🤖 AI Summary
This work addresses the training instability commonly induced by multi-crop strategies in predictor-based self-supervised learning. To mitigate this issue, the authors propose a multi-task asymmetric siamese network that assigns dedicated predictors to global, local, and masked crop views, treating each spatial transformation as an independent alignment task. The framework further incorporates Cutout-based masking augmentation to enhance representation consistency. Compatible with both ResNet and Vision Transformer (ViT) backbones, the proposed method achieves substantial improvements in representation learning performance on ImageNet, while maintaining strong training stability and broad applicability across architectures.
📝 Abstract
Self-supervised learning (SSL) methods based on Siamese networks learn visual representations by aligning different views of the same image. The multi-crop strategy, which incorporates small local crops to global ones, enhances many SSL frameworks but causes instability in predictor-based architectures such as BYOL, SimSiam, and MoCo v3. We trace this failure to the shared predictor used across all views and demonstrate that assigning a separate predictor to each view type stabilizes multi-crop training, resulting in significant performance gains.
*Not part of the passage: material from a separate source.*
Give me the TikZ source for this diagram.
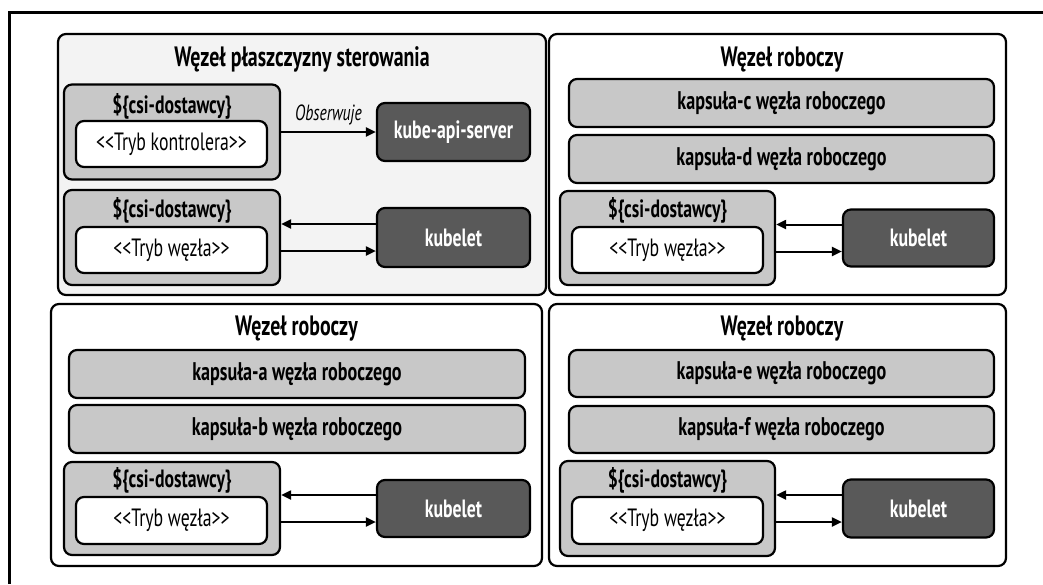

Extending this idea, we treat each spatial transformation as a distinct alignment task and add cutout views, where part of the image is masked before encoding. This yields a simple multi-task formulation of asymmetric Siamese SSL that combines global, local, and masked views into a single framework. The approach is stable, generally applicable across backbones, and consistently improves the performance of ResNet and ViT models on ImageNet.